- _Exercise requirements_
Copy out the listing that follows exactly, dropping every picture.

- _Data shown_
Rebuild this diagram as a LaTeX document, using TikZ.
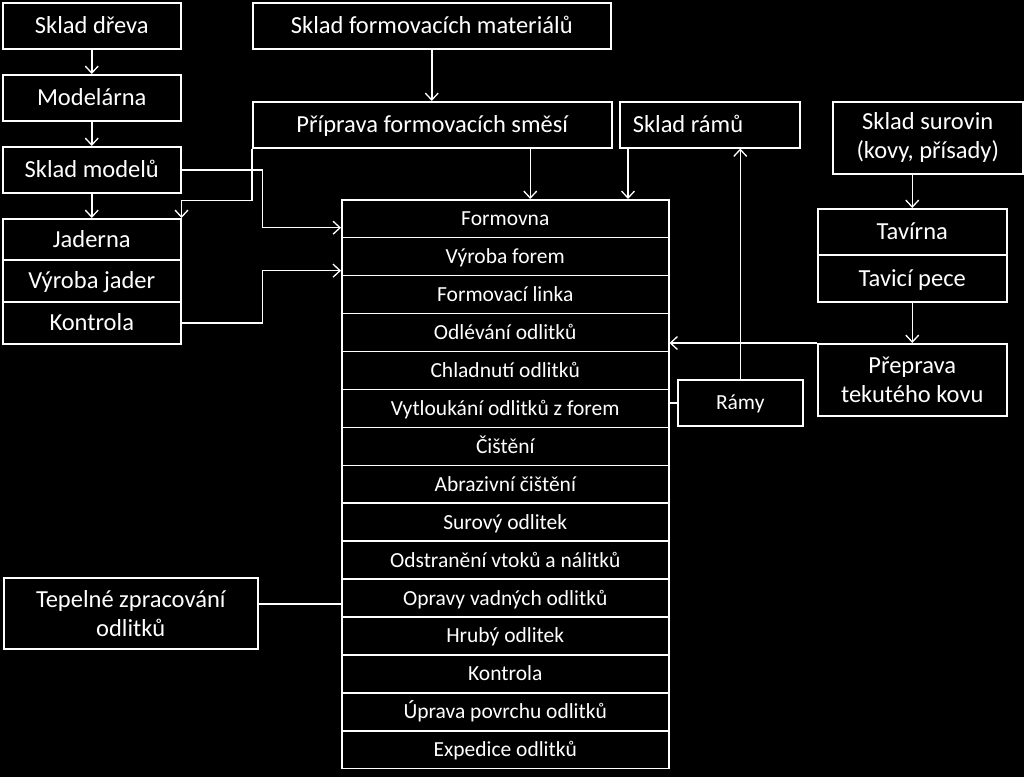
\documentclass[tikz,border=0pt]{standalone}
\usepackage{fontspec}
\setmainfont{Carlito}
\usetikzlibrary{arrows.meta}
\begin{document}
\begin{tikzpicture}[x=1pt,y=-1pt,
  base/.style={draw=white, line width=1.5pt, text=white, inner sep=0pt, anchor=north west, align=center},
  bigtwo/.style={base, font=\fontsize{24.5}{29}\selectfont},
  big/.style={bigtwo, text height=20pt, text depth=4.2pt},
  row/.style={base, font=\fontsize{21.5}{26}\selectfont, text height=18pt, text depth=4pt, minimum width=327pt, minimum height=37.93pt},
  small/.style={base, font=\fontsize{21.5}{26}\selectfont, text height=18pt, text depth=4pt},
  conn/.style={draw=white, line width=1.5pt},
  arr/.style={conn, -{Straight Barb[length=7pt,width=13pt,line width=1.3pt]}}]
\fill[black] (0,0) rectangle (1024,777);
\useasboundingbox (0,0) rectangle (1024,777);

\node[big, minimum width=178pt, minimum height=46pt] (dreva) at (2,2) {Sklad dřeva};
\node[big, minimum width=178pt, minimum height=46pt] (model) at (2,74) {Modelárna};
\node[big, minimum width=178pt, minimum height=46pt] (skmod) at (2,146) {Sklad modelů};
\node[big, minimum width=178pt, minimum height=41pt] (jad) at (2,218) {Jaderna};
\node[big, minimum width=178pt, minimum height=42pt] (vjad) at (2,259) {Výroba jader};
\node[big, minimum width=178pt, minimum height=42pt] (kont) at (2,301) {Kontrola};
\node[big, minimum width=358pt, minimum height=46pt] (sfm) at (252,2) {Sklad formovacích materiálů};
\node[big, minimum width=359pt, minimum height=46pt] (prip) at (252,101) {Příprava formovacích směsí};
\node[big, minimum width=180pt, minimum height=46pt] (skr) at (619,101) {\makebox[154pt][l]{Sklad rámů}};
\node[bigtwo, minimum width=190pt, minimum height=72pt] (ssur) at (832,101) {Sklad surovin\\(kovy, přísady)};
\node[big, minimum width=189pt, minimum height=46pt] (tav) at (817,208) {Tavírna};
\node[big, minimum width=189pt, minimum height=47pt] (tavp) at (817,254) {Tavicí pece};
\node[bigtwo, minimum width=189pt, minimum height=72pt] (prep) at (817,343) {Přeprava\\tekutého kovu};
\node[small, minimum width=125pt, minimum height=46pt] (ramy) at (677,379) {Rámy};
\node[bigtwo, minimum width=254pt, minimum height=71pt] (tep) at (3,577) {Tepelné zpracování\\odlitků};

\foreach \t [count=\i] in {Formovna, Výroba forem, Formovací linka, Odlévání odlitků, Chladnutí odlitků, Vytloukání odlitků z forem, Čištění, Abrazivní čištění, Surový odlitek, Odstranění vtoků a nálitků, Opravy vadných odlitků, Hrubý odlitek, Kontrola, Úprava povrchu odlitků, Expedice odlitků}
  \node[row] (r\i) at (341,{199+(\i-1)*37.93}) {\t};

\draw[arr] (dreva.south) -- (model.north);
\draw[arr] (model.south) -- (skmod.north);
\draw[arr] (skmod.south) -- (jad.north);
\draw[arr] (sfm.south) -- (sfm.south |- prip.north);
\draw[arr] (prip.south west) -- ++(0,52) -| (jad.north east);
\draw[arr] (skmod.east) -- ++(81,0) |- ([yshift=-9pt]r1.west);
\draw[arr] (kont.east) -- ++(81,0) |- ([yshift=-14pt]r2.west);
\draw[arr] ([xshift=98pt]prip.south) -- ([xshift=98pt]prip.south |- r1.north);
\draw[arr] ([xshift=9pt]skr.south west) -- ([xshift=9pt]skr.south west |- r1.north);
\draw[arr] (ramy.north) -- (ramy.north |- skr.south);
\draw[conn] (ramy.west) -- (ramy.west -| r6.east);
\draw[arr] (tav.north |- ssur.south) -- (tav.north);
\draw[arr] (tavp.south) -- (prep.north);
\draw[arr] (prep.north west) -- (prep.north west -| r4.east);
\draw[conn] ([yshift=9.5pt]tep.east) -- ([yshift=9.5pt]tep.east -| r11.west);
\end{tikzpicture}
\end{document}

- _Reply_
Rebuild this diagram as a LaTeX document, using TikZ.
\documentclass[tikz,border=0pt]{standalone}
\usepackage{fontspec}
\setmainfont{Carlito}
\usetikzlibrary{arrows.meta}
\begin{document}
\begin{tikzpicture}[x=1pt,y=-1pt,
  base/.style={draw=white, line width=1.5pt, text=white, inner sep=0pt, anchor=north west, align=center},
  bigtwo/.style={base, font=\fontsize{24.5}{29}\selectfont},
  big/.style={bigtwo, text height=20pt, text depth=4.2pt},
  row/.style={base, font=\fontsize{21.5}{26}\selectfont, text height=18pt, text depth=4pt, minimum width=327pt, minimum height=37.93pt},
  small/.style={base, font=\fontsize{21.5}{26}\selectfont, text height=18pt, text depth=4pt},
  conn/.style={draw=white, line width=1.5pt},
  arr/.style={conn, -{Straight Barb[length=7pt,width=13pt,line width=1.3pt]}}]
\fill[black] (0,0) rectangle (1024,777);
\useasboundingbox (0,0) rectangle (1024,777);

\node[big, minimum width=178pt, minimum height=46pt] (dreva) at (2,2) {Sklad dřeva};
\node[big, minimum width=178pt, minimum height=46pt] (model) at (2,74) {Modelárna};
\node[big, minimum width=178pt, minimum height=46pt] (skmod) at (2,146) {Sklad modelů};
\node[big, minimum width=178pt, minimum height=41pt] (jad) at (2,218) {Jaderna};
\node[big, minimum width=178pt, minimum height=42pt] (vjad) at (2,259) {Výroba jader};
\node[big, minimum width=178pt, minimum height=42pt] (kont) at (2,301) {Kontrola};
\node[big, minimum width=358pt, minimum height=46pt] (sfm) at (252,2) {Sklad formovacích materiálů};
\node[big, minimum width=359pt, minimum height=46pt] (prip) at (252,101) {Příprava formovacích směsí};
\node[big, minimum width=180pt, minimum height=46pt] (skr) at (619,101) {\makebox[154pt][l]{Sklad rámů}};
\node[bigtwo, minimum width=190pt, minimum height=72pt] (ssur) at (832,101) {Sklad surovin\\(kovy, přísady)};
\node[big, minimum width=189pt, minimum height=46pt] (tav) at (817,208) {Tavírna};
\node[big, minimum width=189pt, minimum height=47pt] (tavp) at (817,254) {Tavicí pece};
\node[bigtwo, minimum width=189pt, minimum height=72pt] (prep) at (817,343) {Přeprava\\tekutého kovu};
\node[small, minimum width=125pt, minimum height=46pt] (ramy) at (677,379) {Rámy};
\node[bigtwo, minimum width=254pt, minimum height=71pt] (tep) at (3,577) {Tepelné zpracování\\odlitků};

\foreach \t [count=\i] in {Formovna, Výroba forem, Formovací linka, Odlévání odlitků, Chladnutí odlitků, Vytloukání odlitků z forem, Čištění, Abrazivní čištění, Surový odlitek, Odstranění vtoků a nálitků, Opravy vadných odlitků, Hrubý odlitek, Kontrola, Úprava povrchu odlitků, Expedice odlitků}
  \node[row] (r\i) at (341,{199+(\i-1)*37.93}) {\t};

\draw[arr] (dreva.south) -- (model.north);
\draw[arr] (model.south) -- (skmod.north);
\draw[arr] (skmod.south) -- (jad.north);
\draw[arr] (sfm.south) -- (sfm.south |- prip.north);
\draw[arr] (prip.south west) -- ++(0,52) -| (jad.north east);
\draw[arr] (skmod.east) -- ++(81,0) |- ([yshift=-9pt]r1.west);
\draw[arr] (kont.east) -- ++(81,0) |- ([yshift=-14pt]r2.west);
\draw[arr] ([xshift=98pt]prip.south) -- ([xshift=98pt]prip.south |- r1.north);
\draw[arr] ([xshift=9pt]skr.south west) -- ([xshift=9pt]skr.south west |- r1.north);
\draw[arr] (ramy.north) -- (ramy.north |- skr.south);
\draw[conn] (ramy.west) -- (ramy.west -| r6.east);
\draw[arr] (tav.north |- ssur.south) -- (tav.north);
\draw[arr] (tavp.south) -- (prep.north);
\draw[arr] (prep.north west) -- (prep.north west -| r4.east);
\draw[conn] ([yshift=9.5pt]tep.east) -- ([yshift=9.5pt]tep.east -| r11.west);
\end{tikzpicture}
\end{document}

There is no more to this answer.